A reduction in farm subsidies is stated to be necessary in order to improve access to market along with Common Agricultural Policy reforms, which should be "de-linked from production." Finally, stated as a requirement is that of a commitment for a 20% reduction in greenhouse gas emissions, which may be achieved "through market mechanisms..." (OECD, 2007) the OECD additionally states that structural reforms are required in addressing the challenges that the EU faces and while there is an improvement in terms of the economic prospects of the EU, "there is no room for complacency." (OECD, 2007) the OECD survey relates that the EU has the potential to play a critical role in the provision of solid conditional framework and the ongoing enhancement of the internal market in the EU.
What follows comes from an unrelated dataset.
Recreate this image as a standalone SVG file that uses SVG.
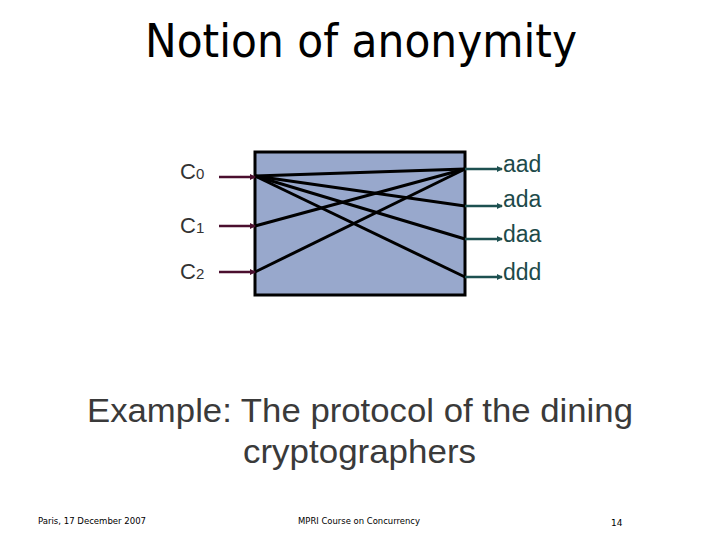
<svg xmlns="http://www.w3.org/2000/svg" width="720" height="540" viewBox="0 0 720 540">
<style>
.title{font-family:"DejaVu Sans",sans-serif;font-size:46px;fill:#000}
.sub{font-family:"Liberation Sans",Arial,sans-serif;font-size:34px;fill:#3a3a3a}
.in{font-family:"Liberation Sans",Arial,sans-serif;font-size:22px;fill:#333}
.insub{font-size:15px}
.out{font-family:"Liberation Sans",Arial,sans-serif;font-size:23px;fill:#1d4a4a}
.foot{font-family:"DejaVu Sans",sans-serif;font-size:9px;fill:#000}
.wire{stroke:#000;stroke-width:3;fill:none}
.inarr{stroke:#4a0f2e;stroke-width:2.5;fill:none}
.outarr{stroke:#1d5050;stroke-width:2.5;fill:none}
</style>
<defs>
<marker id="ai" markerWidth="6" markerHeight="6" refX="5" refY="3" orient="auto" markerUnits="userSpaceOnUse"><path d="M0,0 L6,3 L0,6 z" fill="#4a0f2e"/></marker>
<marker id="ao" markerWidth="6" markerHeight="6" refX="5" refY="3" orient="auto" markerUnits="userSpaceOnUse"><path d="M0,0 L6,3 L0,6 z" fill="#1d5050"/></marker>
</defs>
<rect width="720" height="540" fill="#fff"/>
<text class="title" x="145" y="57" textLength="432" lengthAdjust="spacingAndGlyphs">Notion of anonymity</text>
<g id="box"><rect x="255" y="152" width="210" height="143" fill="#98a8cc" stroke="#000" stroke-width="3"/></g>
<g id="connectors">
<line class="wire" x1="255" y1="176" x2="465" y2="169"/>
<line class="wire" x1="255" y1="176" x2="465" y2="206"/>
<line class="wire" x1="255" y1="176" x2="465" y2="239"/>
<line class="wire" x1="255" y1="176" x2="465" y2="277"/>
<line class="wire" x1="255" y1="226" x2="465" y2="169"/>
<line class="wire" x1="255" y1="272" x2="465" y2="169"/>
<line class="inarr" x1="219" y1="177" x2="255" y2="177" marker-end="url(#ai)"/>
<line class="inarr" x1="219" y1="226" x2="255" y2="226" marker-end="url(#ai)"/>
<line class="inarr" x1="219" y1="272" x2="255" y2="272" marker-end="url(#ai)"/>
<line class="outarr" x1="465" y1="169" x2="502" y2="169" marker-end="url(#ao)"/>
<line class="outarr" x1="465" y1="206" x2="502" y2="206" marker-end="url(#ao)"/>
<line class="outarr" x1="465" y1="239" x2="502" y2="239" marker-end="url(#ao)"/>
<line class="outarr" x1="465" y1="277" x2="502" y2="277" marker-end="url(#ao)"/>
</g>
<g id="c0"><text class="in" x="180" y="179">C<tspan class="insub">0</tspan></text></g>
<g id="c1"><text class="in" x="180" y="233">C<tspan class="insub">1</tspan></text></g>
<g id="c2"><text class="in" x="180" y="279">C<tspan class="insub">2</tspan></text></g>
<g id="aad"><text class="out" x="503" y="172">aad</text></g>
<g id="ada"><text class="out" x="503" y="207">ada</text></g>
<g id="daa"><text class="out" x="503" y="242">daa</text></g>
<g id="ddd"><text class="out" x="503" y="280">ddd</text></g>
<text class="sub" x="87" y="422" textLength="546" lengthAdjust="spacingAndGlyphs">Example: The protocol of the dining</text>
<text class="sub" x="243" y="463" textLength="233" lengthAdjust="spacingAndGlyphs">cryptographers</text>
<text class="foot" x="38" y="524" textLength="108" lengthAdjust="spacingAndGlyphs">Paris, 17 December 2007</text>
<text class="foot" x="298" y="524" textLength="122" lengthAdjust="spacingAndGlyphs">MPRI Course on Concurrency</text>
<text class="foot" x="611" y="526">14</text>
</svg>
The provision of the single market includes the wider range of goods access for consumers as well as a wider range of services. Moreover, the business sector of the EU has increased its competitiveness, which has resulted in the lowering of prices and has served to drive "innovation, entrepreneurship and growth." (OECD, 2007) Needed at this time according to the OECD is "a fresh impetus." (OECD, 2007) the energy markets require a tighter linking as well as opening up to competition, which would serve to lower prices and secure energy supplies.
The OECD relates that the adoption f the electricity direction in 2003 provided for customers to have choice in who supplies their energy. There has been identified in the energy markets what are termed to be "serious malfunctions" with "vertically integrated energy giants" having the capacity to "treat competitors unfairly and shut out potential entrants." (OECD, 2007) Additionally, market concentration in the energy markets is high and prices are able to fall under the control of "dominant firms." (OECD, 2007)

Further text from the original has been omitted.